Indeed, maybe it is a strength of Schematron that it can work in that quick-and-dirty scenario; consider a project with continuous process improvement, where we put in a Schematron validator in the pipeline as part of the furniture, even ahead of time, to allow constraints emerging from use and experience to be added immediately in an agile fashion by DevOps staff (who may not have good confidence in writing in the natural language of the main schema): we perhaps should consider the capture of the constraint as a win even with horrible assertion text (but schedule some review to improve the user-reporting aspect.) 

However, if you are working in the project-directed scenario, where you may have multiple parties and the rationale for adopting Schematron was  to allow clear knowledge-capture and a better separation of concerns and support of the SDLC, then rigour will make your lives easier. 

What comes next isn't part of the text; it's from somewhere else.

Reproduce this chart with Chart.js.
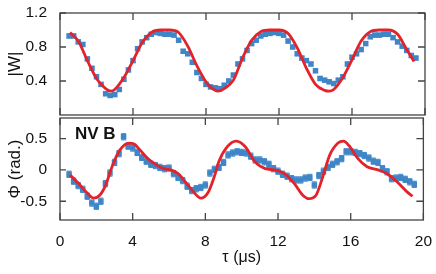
<!DOCTYPE html>
<html>
<head>
<meta charset="utf-8">
<script src="https://cdn.jsdelivr.net/npm/chart.js@4.4.0/dist/chart.umd.min.js"></script>
<style>
  html, body { margin: 0; padding: 0; background: #fff; }
  #wrap { position: relative; width: 436px; height: 274px; overflow: hidden; }
  #topChart { position: absolute; left: 0; top: 0; }
  #bottomChart { position: absolute; left: 0; top: 106px; }
  .tag { position: absolute; left: 75px; top: 125px; font: bold 17px "Liberation Sans", Arial, sans-serif; line-height: 17px; color: #111; }
</style>
</head>
<body>
<div id="wrap">
  <canvas id="topChart" width="436" height="124"></canvas>
  <canvas id="bottomChart" width="436" height="168"></canvas>
  <div class="tag">NV B</div>
</div>
<script>
// measured points, tau in µs
const tau = [
  0.5, 0.75, 1.0, 1.25, 1.5, 1.75, 2.0, 2.25,
  2.5, 2.75, 3.0, 3.25, 3.5, 3.75, 4.0, 4.25,
  4.5, 4.75, 5.0, 5.25, 5.5, 5.75, 6.0, 6.25,
  6.5, 6.75, 7.0, 7.25, 7.5, 7.75, 8.0, 8.25,
  8.5, 8.75, 9.0, 9.25, 9.5, 9.75, 10.0, 10.25,
  10.5, 10.75, 11.0, 11.25, 11.5, 11.75, 12.0, 12.25,
  12.5, 12.75, 13.0, 13.25, 13.5, 13.75, 14.0, 14.25,
  14.5, 14.75, 15.0, 15.25, 15.5, 15.75, 16.0, 16.25,
  16.5, 16.75, 17.0, 17.25, 17.5, 17.75, 18.0, 18.25,
  18.5, 18.75, 19.0, 19.25, 19.5
];
const wData = [
  0.93, 0.93, 0.86, 0.83, 0.66, 0.55, 0.45, 0.36,
  0.25, 0.23, 0.24, 0.30, 0.42, 0.53, 0.64, 0.78,
  0.86, 0.91, 0.95, 0.97, 0.96, 0.95, 0.95, 0.94,
  0.88, 0.75, 0.72, 0.62, 0.50, 0.43, 0.36, 0.33,
  0.32, 0.31, 0.35, 0.40, 0.47, 0.60, 0.66, 0.76,
  0.84, 0.88, 0.93, 0.95, 0.96, 0.97, 0.96, 0.94,
  0.87, 0.80, 0.72, 0.67, 0.64, 0.60, 0.52, 0.43,
  0.41, 0.39, 0.37, 0.41, 0.45, 0.60, 0.68, 0.72,
  0.77, 0.84, 0.92, 0.94, 0.94, 0.95, 0.95, 0.91,
  0.86, 0.81, 0.76, 0.70, 0.67
];
const phiData = [
  -0.07, -0.18, -0.25, -0.31, -0.42, -0.53, -0.58, -0.50,
  -0.22, -0.05, 0.12, 0.26, 0.53, 0.38, 0.35, 0.28,
  0.20, 0.14, 0.09, 0.07, 0.04, 0.02, 0.03, -0.06,
  -0.12, -0.17, -0.26, -0.33, -0.30, -0.28, -0.24, -0.05,
  0.01, 0.04, 0.12, 0.24, 0.27, 0.29, 0.28, 0.27,
  0.22, 0.16, 0.16, 0.13, 0.09, 0.02, -0.02, -0.07,
  -0.10, -0.14, -0.16, -0.16, -0.13, -0.12, -0.24, -0.09,
  -0.02, 0.04, 0.09, 0.13, 0.18, 0.29, 0.29, 0.28,
  0.26, 0.23, 0.19, 0.14, 0.12, 0.02, -0.03, -0.14,
  -0.13, -0.12, -0.15, -0.19, -0.23
];
const wErr = 0.02;
const phiErr = 0.05;

// fitted curves
const wFitT = [0.55, 1.0, 1.5, 2.0, 2.5, 2.8, 3.0, 3.5, 4.0, 4.5, 5.0, 5.5, 6.0, 6.5, 7.0, 7.5, 8.0, 8.5, 8.65, 9.0, 9.5,
  10.0, 10.5, 11.0, 11.5, 12.0, 12.5, 13.0, 13.5, 14.0, 14.5, 14.75, 15.0, 15.5, 16.0, 16.5, 17.0, 17.5, 18.0, 18.5, 19.0, 19.4];
const wFitV = [0.97, 0.87, 0.64, 0.43, 0.31, 0.28, 0.30, 0.44, 0.64, 0.85, 0.97, 1.0, 1.0, 0.97, 0.81, 0.58, 0.39, 0.29, 0.28, 0.31, 0.41,
  0.67, 0.88, 0.98, 1.0, 1.0, 0.96, 0.79, 0.55, 0.36, 0.29, 0.28, 0.30, 0.44, 0.65, 0.87, 0.98, 1.0, 1.0, 0.95, 0.77, 0.63];
const phiFitT = [0.55, 1.0, 1.5, 1.85, 2.2, 2.5, 2.9, 3.3, 3.8, 4.1, 4.4, 4.8, 5.3, 5.7, 6.1, 6.5, 6.9, 7.35, 7.75, 8.15, 8.5,
  8.75, 9.2, 9.7, 10.2, 10.7, 11.3, 11.8, 12.35, 12.9, 13.35, 13.7, 14.1, 14.45, 14.85, 15.3, 15.6, 15.9, 16.4, 16.9,
  17.5, 18.0, 18.55, 19.1, 19.4];
const phiFitV = [-0.08, -0.21, -0.37, -0.45, -0.40, -0.25, 0.08, 0.32, 0.43, 0.41, 0.32, 0.19, 0.08, 0.02, 0.0, -0.06, -0.19, -0.35, -0.45, -0.36, -0.10,
  0.14, 0.37, 0.46, 0.37, 0.14, 0.02, 0.0, -0.06, -0.22, -0.40, -0.46, -0.40, -0.12, 0.24, 0.43, 0.46, 0.39, 0.18, 0.05,
  0.0, -0.06, -0.19, -0.35, -0.42];

const xTicks = [0, 4, 8, 12, 16, 20];
const wTicks = [0.4, 0.8, 1.2];
const phiTicks = [-0.5, 0, 0.5];

const FONT = '"Liberation Sans", Arial, sans-serif';
Chart.defaults.font.family = FONT;
Chart.defaults.color = '#111';

const BLUE = '#3f86c8';
const RED = '#e3232b';

// error bars under the points
const errorBars = {
  id: 'errorBars',
  beforeDatasetsDraw(chart) {
    const { ctx, scales: { x, y } } = chart;
    ctx.save();
    ctx.strokeStyle = BLUE;
    ctx.lineWidth = 1;
    chart.data.datasets.forEach(ds => {
      if (!ds.err) return;
      ds.data.forEach(p => {
        const px = x.getPixelForValue(p.x);
        const y1 = y.getPixelForValue(p.y - ds.err);
        const y2 = y.getPixelForValue(p.y + ds.err);
        ctx.beginPath();
        ctx.moveTo(px, y1); ctx.lineTo(px, y2);
        ctx.moveTo(px - 2.5, y1); ctx.lineTo(px + 2.5, y1);
        ctx.moveTo(px - 2.5, y2); ctx.lineTo(px + 2.5, y2);
        ctx.stroke();
      });
    });
    ctx.restore();
  }
};

// box frame with inward ticks on all four sides
const frame = {
  id: 'frame',
  afterDraw(chart, args, opts) {
    const { ctx, chartArea: a, scales: { x, y } } = chart;
    ctx.save();
    ctx.strokeStyle = '#444';
    ctx.lineWidth = 1.3;
    ctx.strokeRect(a.left, a.top, a.right - a.left, a.bottom - a.top);
    ctx.beginPath();
    xTicks.forEach(v => {
      const px = x.getPixelForValue(v);
      ctx.moveTo(px, a.top); ctx.lineTo(px, a.top + 7);
      ctx.moveTo(px, a.bottom); ctx.lineTo(px, a.bottom - 7);
    });
    opts.yTicks.forEach(v => {
      const py = y.getPixelForValue(v);
      ctx.moveTo(a.left, py); ctx.lineTo(a.left + 6, py);
      ctx.moveTo(a.right, py); ctx.lineTo(a.right - 7, py);
    });
    ctx.stroke();
    ctx.restore();
  }
};

function yAxis(min, max, ticks, title) {
  return {
    min, max,
    afterBuildTicks: s => { s.ticks = ticks.map(v => ({ value: v })); },
    afterFit: s => { s.width = 60; s.paddingTop = 0; s.paddingBottom = 0; },
    grid: { display: false },
    border: { display: false },
    ticks: { padding: 5, font: { size: 15.5 }, color: '#111' },
    title: { display: true, text: title, font: { size: 17 }, color: '#111', padding: { top: 5, bottom: 0 } }
  };
}

function pts(ys) {
  return tau.map((t, i) => ({ x: t, y: ys[i] }));
}
function line(ts, vs) {
  return ts.map((t, i) => ({ x: t, y: vs[i] }));
}

function datasets(fit, data, err) {
  return [
    {
      type: 'line', data: fit, borderColor: RED, borderWidth: 2.8,
      pointRadius: 0, fill: false, cubicInterpolationMode: 'monotone'
    },
    {
      type: 'scatter', data, err, pointStyle: 'rect', pointRadius: 3.9,
      backgroundColor: BLUE, borderColor: BLUE, borderWidth: 0
    }
  ];
}

const common = {
  responsive: false,
  animation: false,
  events: [],
  plugins: { legend: { display: false }, tooltip: { enabled: false } }
};

new Chart(document.getElementById('topChart'), {
  type: 'scatter',
  data: { datasets: datasets(line(wFitT, wFitV), pts(wData), wErr) },
  options: {
    ...common,
    layout: { padding: { left: 0, right: 11, top: 13, bottom: 9 } },
    plugins: { ...common.plugins, frame: { yTicks: wTicks } },
    scales: {
      x: { type: 'linear', min: 0, max: 20, display: false },
      y: yAxis(0, 1.2, wTicks, '|W|')
    }
  },
  plugins: [errorBars, frame]
});

new Chart(document.getElementById('bottomChart'), {
  type: 'scatter',
  data: { datasets: datasets(line(phiFitT, phiFitV), pts(phiData), phiErr) },
  options: {
    ...common,
    layout: { padding: { left: 0, right: 11, top: 12, bottom: 0 } },
    plugins: { ...common.plugins, frame: { yTicks: phiTicks } },
    scales: {
      x: {
        type: 'linear', min: 0, max: 20,
        afterBuildTicks: s => { s.ticks = xTicks.map(v => ({ value: v })); },
        afterFit: s => { s.height = 54; },
        grid: { display: false },
        border: { display: false },
        ticks: { padding: 4, font: { size: 15.5 }, color: '#111', maxRotation: 0 },
        title: { display: true, text: 'τ (μs)', font: { size: 16 }, color: '#111', padding: { top: 0, bottom: 7 } }
      },
      y: yAxis(-0.8, 0.83, phiTicks, 'Φ (rad.)')
    }
  },
  plugins: [errorBars, frame]
});
</script>
</body>
</html>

Aside: I cannot say that the occasional  poor Schematron schemas I have seen in the field were the result of developers being over-explanatory of the constraint, nor from using Schematron features such as variables<sch:let>   instead of complex, XQuery-like XPaths: instead, poor schemas tend towards under-using the pattern-rule distinction, and flipping  out to foreign functions (defined in XSLT or even Java) unnecessarily.

Hint: Developers who are used to XP techniques such as TDD and BDD may find Schematron a congenial framework for expressing their constraints in a declarative/intentional fashion: I tend to recommend this template for assertion texts: "An X should have/be Y because Z:  found unexpected X with value ABC"  where X is the context as understood by the notional user of the information (not necessarily the developer, and perhaps having a view of the data different to the XML’s names and structure), Y is the range of allowed values (again from the user’s POV), Z is the (optional) business motivation or requirement; the second part can have dynamic data giving the specifics of what was actually found. 

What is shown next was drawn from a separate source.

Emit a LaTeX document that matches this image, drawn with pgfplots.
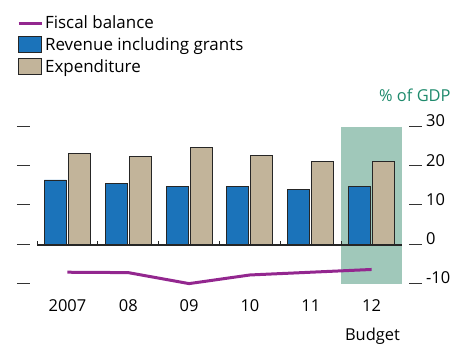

Congratulations to Erik on this excellent book, which fills a real gap well!

- Rick Jelliffe 

(Note: Eric kindly sent me a late draft for comments, which he received graciously and patiently, and we had some interesting discussions. As the drafter of the first two versions of ISO Schematron, there are passages I regard as clear and adequate that fresh readers may regard as excessively minimal: so it is great that Erik is also involved in the efforts to improve and progress the ISO Standard further.  He also has several videos introducing Schematron on YouTube.)